Die junge Stuttgarter Studentin war die erste Frau, die im Widerstand gegen die NS-Diktatur hingerichtet wurde. Das Urteil des 'Volksgerichtshofes', einem Terror-Instrument der Nationalsozialisten gegen angeblichen Hoch- und Landesverrat, wurde im Juni 1938 vollstreckt, als eines von etwa 5200 'Urteilen' des Sondergerichts.
Lilo Herrmann wurde 1909 in Berlin geboren und zog mit ihrer Familie innerhalb des Deutschen Reiches mehrfach um. Früh organisierte sie sich in sozialistischen und dann kommunistischen Jugendverbänden. Um 1930 tritt sie der Kommunistischen Partei Deutschlands (KPD) bei. Lilo Herrmann wollte ursprünglich, wie ihr Vorbild Käthe Kollwitz, Malerin werden, studierte dann aber auf Rat ihres Vaters Chemie und Biologie in Stuttgart und Berlin. Wegen Protest- Aktionen gegen die frühe NS-Diktatur wurde sie vom Studium ausgeschlossen und versteckte als Kinderpflegerin verfolgte Kommunisten. Einer von ihnen wurde der Vater ihres Kindes.

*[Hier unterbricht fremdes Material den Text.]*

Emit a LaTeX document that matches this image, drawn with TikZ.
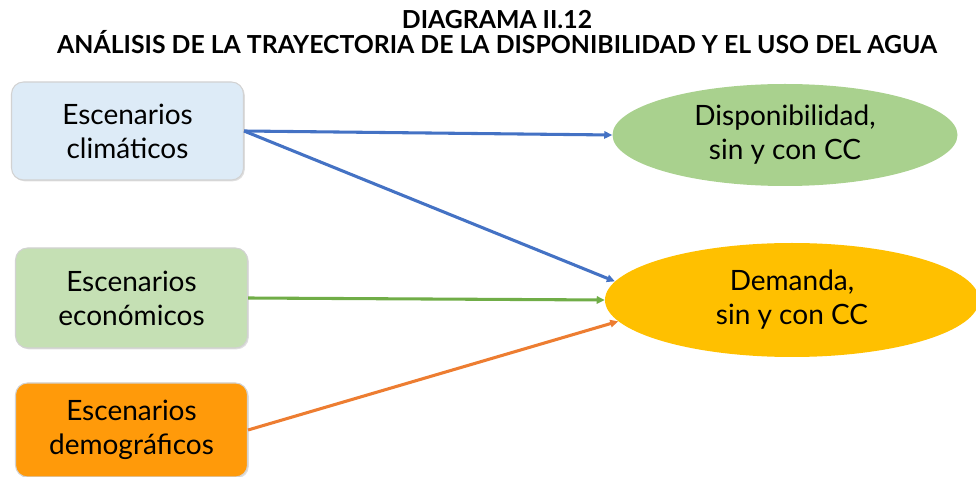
\documentclass[tikz,border=0pt]{standalone}
\usepackage{fontspec}
\setmainfont{Lato}
\usetikzlibrary{arrows.meta,shapes.geometric,shadows}
\definecolor{cbox}{HTML}{DDEBF7}
\definecolor{gbox}{HTML}{C5E0B4}
\definecolor{obox}{HTML}{FF9A0A}
\definecolor{gell}{HTML}{A9D18E}
\definecolor{yell}{HTML}{FFC000}
\definecolor{ablue}{HTML}{4472C4}
\definecolor{agreen}{HTML}{70AD47}
\definecolor{aorange}{HTML}{ED7D31}
\tikzset{
  scen/.style={rectangle, rounded corners=9pt, draw=gray!35, line width=0.8pt,
    minimum width={232*0.75pt}, align=center, font=\fontsize{21}{25.5}\selectfont,
    drop shadow={opacity=0.25, shadow xshift=1pt, shadow yshift=-1pt}},
  res/.style={ellipse, draw=none, align=center, inner sep=0pt, font=\fontsize{21}{25.5}\selectfont},
  conn/.style={line width=2.3pt, -{Triangle[length=6pt,width=5.5pt]}},
  ttl/.style={font=\fontsize{18.6}{16.5}\selectfont\bfseries, align=center}
}
\begin{document}
\begin{tikzpicture}[x=0.75pt,y=-0.75pt]
\useasboundingbox (0,0) rectangle (976,477);
\node[ttl] (title) at (497,32) {DIAGRAMA II.12\\ANÁLISIS DE LA TRAYECTORIA DE LA DISPONIBILIDAD Y EL USO DEL AGUA};
\node[scen, fill=cbox, minimum height={98*0.75pt}] (clim) at (127.5,131) {Escenarios\\climáticos};
\node[scen, fill=gbox, minimum height={100*0.75pt}] (econ) at (131.5,298) {Escenarios\\económicos};
\node[scen, fill=obox, minimum height={94*0.75pt}] (demo) at (131.5,430) {Escenarios\\demográficos};
\node[res, fill=gell, minimum width={345*0.75pt}, minimum height={102*0.75pt}] (disp) at (785,135) {Disponibilidad,\\sin y con CC};
\node[res, fill=yell, minimum width={374*0.75pt}, minimum height={114*0.75pt}] (dem) at (792,300) {Demanda,\\sin y con CC};
\draw[conn, ablue] (clim.east) -- (disp.west);
\draw[conn, ablue] (clim.east) -- (dem.174);
\draw[conn, agreen] (econ.east) -- (dem.west);
\draw[conn, aorange] (demo.east) -- (dem.187);
\end{tikzpicture}
\end{document}
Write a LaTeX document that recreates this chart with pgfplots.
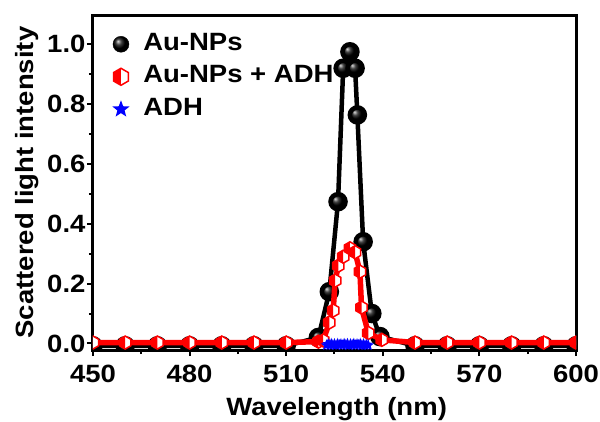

1934 kehrte Lilo Herrmann nach Stuttgart zu ihren Eltern zurück, arbeitete im Büro ihres Vaters und heimlich für den kommunistischen Untergrund. Sie besorgte Informationen über geheime Rüstungsfabriken der Nationalsozialisten und verfasste Flugblätter für die illegale KPD. 1935/1936 flog ihre Tätigkeit durch Verrat auf. Im März 1936 wurde Lilo Herrmann von der Gestapo (Geheime Staatspolizei) verhaftet und verbrachte 19 Monate unter menschenverachtenden Bedingungen in Stuttgarter Gefängnissen, unter anderem im berüchtigten 'Hotel Silber' (heute eine Gedenkstätte).
Im Juni 1937 wurde Lilo Herrmann mit drei anderen Kommunisten vom 'Volksgerichtshof' wegen Hochverrats zum Tode verurteilt; das Urteil war exemplarisch zur Abschreckung gedacht. Das Terror-Urteil führte zu internationalen Protesten von linken, christlichen und Frauen-Organisationen, die die Aufhebung des Mord-Urteils gegen eine junge Mutter forderten. Ein Gnadengesuch von Lilo Herrmann selbst lehnte der NS-Diktator Adolf Hitler persönlich ab. Am 20. Juni 1938 wurde Lilo Herrmann in Berlin-Plötzensee hingerichtet.
In der DDR wurde Lilo Herrmann nach 1949 zu einem Symbol des Widerstandes gegen die NS-Diktatur: Gedichte des kommunistischen, ehemals in Stuttgart praktizierenden Arztes Friedrich Wolf (Vater von Markus Wolf, Leiter des Auslandsnachrichtendiensts im Ministerium für Staatssicherheit) verklärten sie zur Heldin; eine Hochschule erhielt ihren Namen. Mit dem Scheitern der DDR 1990 endete auch diese Art der sozialistischen 'Heldenverehrung'.
In der Bundesrepublik wurde das Schicksal Lilo Herrmanns lange Zeit totgeschwiegen - nur in der Industriestadt Schwenningen erinnerte früh ein Straßenname an die junge Widerstandskämpferin. Erst in den 1970er Jahren forderten Studenten ein Gedenken an Lilo Herrmann. Es dauerte bis zu ihrem 50.Todestag 1988, dass ein Gedenkstein an der Universität Stuttgart an Lilo Herrmann erinnert. Aktuell trägt eine kleine Straße ihren Namen, ein Stolperstein erinnert an ihre Wohnung im Stuttgarter Westen, und seit 2012 existiert in Stuttgart-Heslach ein Lilo-Herrmann-Zentrum. Bis heute aber führt das Gedenken an die Widerstandskämpferin in Stuttgart ein Schattendasein.